Classification of Big data:
The Big data is classified in three categories. These categories are: Structured data, Semi- structured data and un-structured data.
The structured data is defined as data which is stored in databases and are in the form of tables and columns. Minelli, Chambers & Ambiga (2013) states that, these types of data have rational key and this key can help to map the data into pre-defined fields. Structured data are every effectively used in development as these are the simplest way to manage the required information. Jeremy (2010) claims that there is only 5-10 % of data present overall which are structured in nature.
The semi- structured data is defined as data which are not stored in rational databases. However, Meeker & Hong (2014) states that these type of data have some pre-defined properties which are used to organize the data making it easier to analyse. These type of data requires less space to store, provides more clarity and are easy to compute. Jeremy (2010) claims that currently, the semi-structured data contributes 5-10 % in storing data.
The Un-Structured data is the data which do not have any structure. These data are mostly generated by two sources i.e. either by machine or by human. These kind of data are found everywhere in large percent and are growing at the fast pace. Jeremy (2010) claims that un-structured data contributes the highest percentage in storing of data which is about 80 % of total.
These different types of data can be easily explained by providing some example which are faced very often in daily routine. These examples are represented in tabular form in table 2.3.
Table 2.3: Table showing examples of structured data, Semi-structured data and un-structured data
|Structured Data||Semi-Structured data||Un-structured data|
|Example of structured data is SQL databases.||Examples of Semi-structured data are CSV files, NoSQL databases. E-mail etc.
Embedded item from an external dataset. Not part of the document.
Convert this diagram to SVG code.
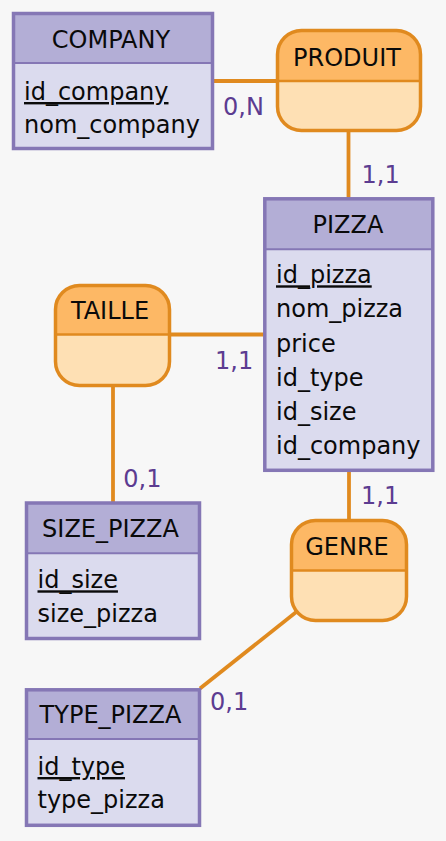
<svg xmlns="http://www.w3.org/2000/svg" width="446" height="841" viewBox="0 0 446 841">
<style>
text{font-family:"DejaVu Sans","Verdana",sans-serif;font-size:24px;fill:#0a0a0a}
.title{text-anchor:middle}
.key{text-decoration:underline}
.card{fill:#5c3c91}
.ehead{fill:#b3aed6}
.ebody{fill:#dbdbee}
.eout{fill:none;stroke:#8577b5;stroke-width:3.5}
.ediv{stroke:#8577b5;stroke-width:2}
.rhead{fill:#fdb865}
.rbody{fill:#fee0b4}
.rout{fill:none;stroke:#e08a1f;stroke-width:3.5}
.rdiv{stroke:#e08a1f;stroke-width:2.5}
.conn path{fill:none;stroke:#e08a1f;stroke-width:3.8}
</style>
<rect width="446" height="841" fill="#f7f7f7"/>
<g class="conn" id="connectors">
<path d="M214,81 H277"/>
<path d="M348.5,131 V199"/>
<path d="M170,334.5 H265"/>
<path d="M113,386 V503"/>
<path d="M349,470 V521"/>
<path d="M349,570 L200,688.5"/>
</g>
<g id="COMPANY">
<rect class="ehead" x="13.5" y="13.5" width="199" height="49.5"/>
<rect class="ebody" x="13.5" y="63" width="199" height="85.5"/>
<line class="ediv" x1="13.5" y1="63" x2="212.5" y2="63"/>
<rect class="eout" x="13.5" y="13.5" width="199" height="135"/>
<text class="title" x="111" y="48">COMPANY</text>
<text class="key" x="24" y="100">id_company</text>
<text x="24" y="133">nom_company</text>
</g>
<g id="PRODUIT">
<path class="rhead" d="M277.5,81 V54.5 A24,24 0 0 1 301.5,30.5 H396.5 A24,24 0 0 1 420.5,54.5 V81 Z"/>
<path class="rbody" d="M277.5,81 H420.5 V106.5 A24,24 0 0 1 396.5,130.5 H301.5 A24,24 0 0 1 277.5,106.5 Z"/>
<line class="rdiv" x1="277.5" y1="81" x2="420.5" y2="81"/>
<rect class="rout" x="277.5" y="30.5" width="143" height="100" rx="24"/>
<text class="title" x="347" y="66">PRODUIT</text>
</g>
<g id="PIZZA">
<rect class="ehead" x="264.8" y="198.8" width="168" height="50.5"/>
<rect class="ebody" x="264.8" y="249.3" width="168" height="221"/>
<line class="ediv" x1="264.8" y1="249.3" x2="432.8" y2="249.3"/>
<rect class="eout" x="264.8" y="198.8" width="168" height="271.5"/>
<text class="title" x="348" y="233.3">PIZZA</text>
<text class="key" x="276" y="283.3">id_pizza</text>
<text x="276" y="317.3">nom_pizza</text>
<text x="276" y="351.5">price</text>
<text x="276" y="385.5">id_type</text>
<text x="276" y="419.5">id_size</text>
<text x="276" y="453.5">id_company</text>
</g>
<g id="TAILLE">
<path class="rhead" d="M55.5,334.5 V309.5 A24,24 0 0 1 79.5,285.5 H145.5 A24,24 0 0 1 169.5,309.5 V334.5 Z"/>
<path class="rbody" d="M55.5,334.5 H169.5 V361.5 A24,24 0 0 1 145.5,385.5 H79.5 A24,24 0 0 1 55.5,361.5 Z"/>
<line class="rdiv" x1="55.5" y1="334.5" x2="169.5" y2="334.5"/>
<rect class="rout" x="55.5" y="285.5" width="114" height="100" rx="24"/>
<text class="title" x="110" y="319">TAILLE</text>
</g>
<g id="SIZE_PIZZA">
<rect class="ehead" x="26.5" y="503" width="173" height="50.3"/>
<rect class="ebody" x="26.5" y="553.3" width="173" height="85.2"/>
<line class="ediv" x1="26.5" y1="553.3" x2="199.5" y2="553.3"/>
<rect class="eout" x="26.5" y="503" width="173" height="135.5"/>
<text class="title" x="110.5" y="537.3">SIZE_PIZZA</text>
<text class="key" x="37.5" y="588.3">id_size</text>
<text x="37.5" y="622.3">size_pizza</text>
</g>
<g id="GENRE">
<path class="rhead" d="M291.5,570.5 V544.5 A24,24 0 0 1 315.5,520.5 H382.5 A24,24 0 0 1 406.5,544.5 V570.5 Z"/>
<path class="rbody" d="M291.5,570.5 H406.5 V596.5 A24,24 0 0 1 382.5,620.5 H315.5 A24,24 0 0 1 291.5,596.5 Z"/>
<line class="rdiv" x1="291.5" y1="570.5" x2="406.5" y2="570.5"/>
<rect class="rout" x="291.5" y="520.5" width="115" height="100" rx="24"/>
<text class="title" x="347" y="555">GENRE</text>
</g>
<g id="TYPE_PIZZA">
<rect class="ehead" x="26.5" y="689.8" width="173" height="49.2"/>
<rect class="ebody" x="26.5" y="739" width="173" height="86.3"/>
<line class="ediv" x1="26.5" y1="739" x2="199.5" y2="739"/>
<rect class="eout" x="26.5" y="689.8" width="173" height="135.5"/>
<text class="title" x="110.5" y="723.3">TYPE_PIZZA</text>
<text class="key" x="37.5" y="775">id_type</text>
<text x="37.5" y="808.3">type_pizza</text>
</g>
<g id="labels">
<text class="card" x="223" y="115">0,N</text>
<text class="card" x="361.5" y="183">1,1</text>
<text class="card" x="215" y="369">1,1</text>
<text class="card" x="123.3" y="486.7">0,1</text>
<text class="card" x="361" y="504.3">1,1</text>
<text class="card" x="210" y="710">0,1</text>
</g>
</svg>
The development of the artefact in this project will also make use of Semi-Structured data in the form of CSV file.||Examples of Un-Structured data can be broadly classified under two categories i.e. machine generated data like satellite images, scientific data, surveillance videos, radar or sonar data etc. and human generated data like social media data, mobile content etc.|
Although Wiggins (2010) argues that the data is broadly classified into two parts i.e Structured and non structured (comprises of Semi-structure and un-structure data) however, Meeker & Hong (2014) claims that the data are of three types. The concept of Wiggins (2010) can be shown by the graph by Edelle (2016). This graph represents when did structured and non-structured data started growing. The graph also demonstrates that the structured data came into existence before 1980’s which grows gradually with time and will grow upto about 0.5 zettabytes by 2020. However, the unstructured and semi-structured data came into existence in early 2000 and it grows tremendously with time and will be more than 2 Zettabytes by 2020.
The estimated figures of structured, semi-structured and Un-.structured data (Source: Edell, 2016)
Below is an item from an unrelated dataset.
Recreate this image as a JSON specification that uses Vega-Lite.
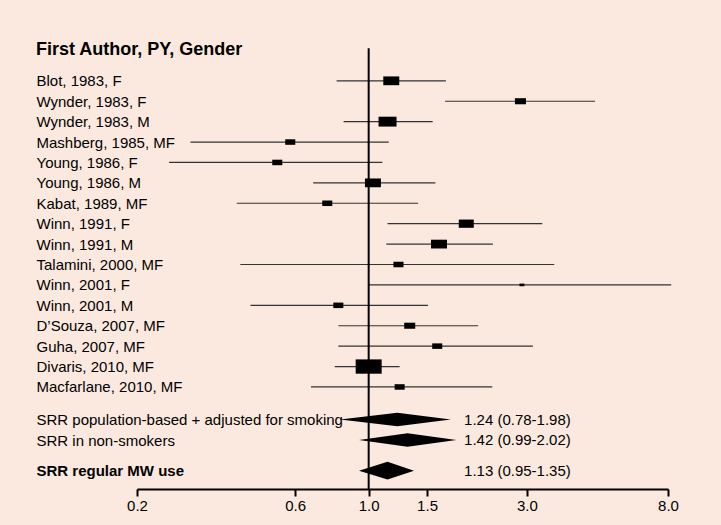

The concept that Meeker & Hong (2014) followed can be demonstrated by the bar graph depicted in fig 2.3 by Bhavna (2015). This graph represents the amount of data used by sources like Un-structured data, Databases (structured) and E-mail (semi-structured).
The amount of data in petabytes from 2008 to 2015. (Source: Bhavna, 2015)
From the above blog it can be concluded that the un-structured data is always found to be more in volume than the structured data.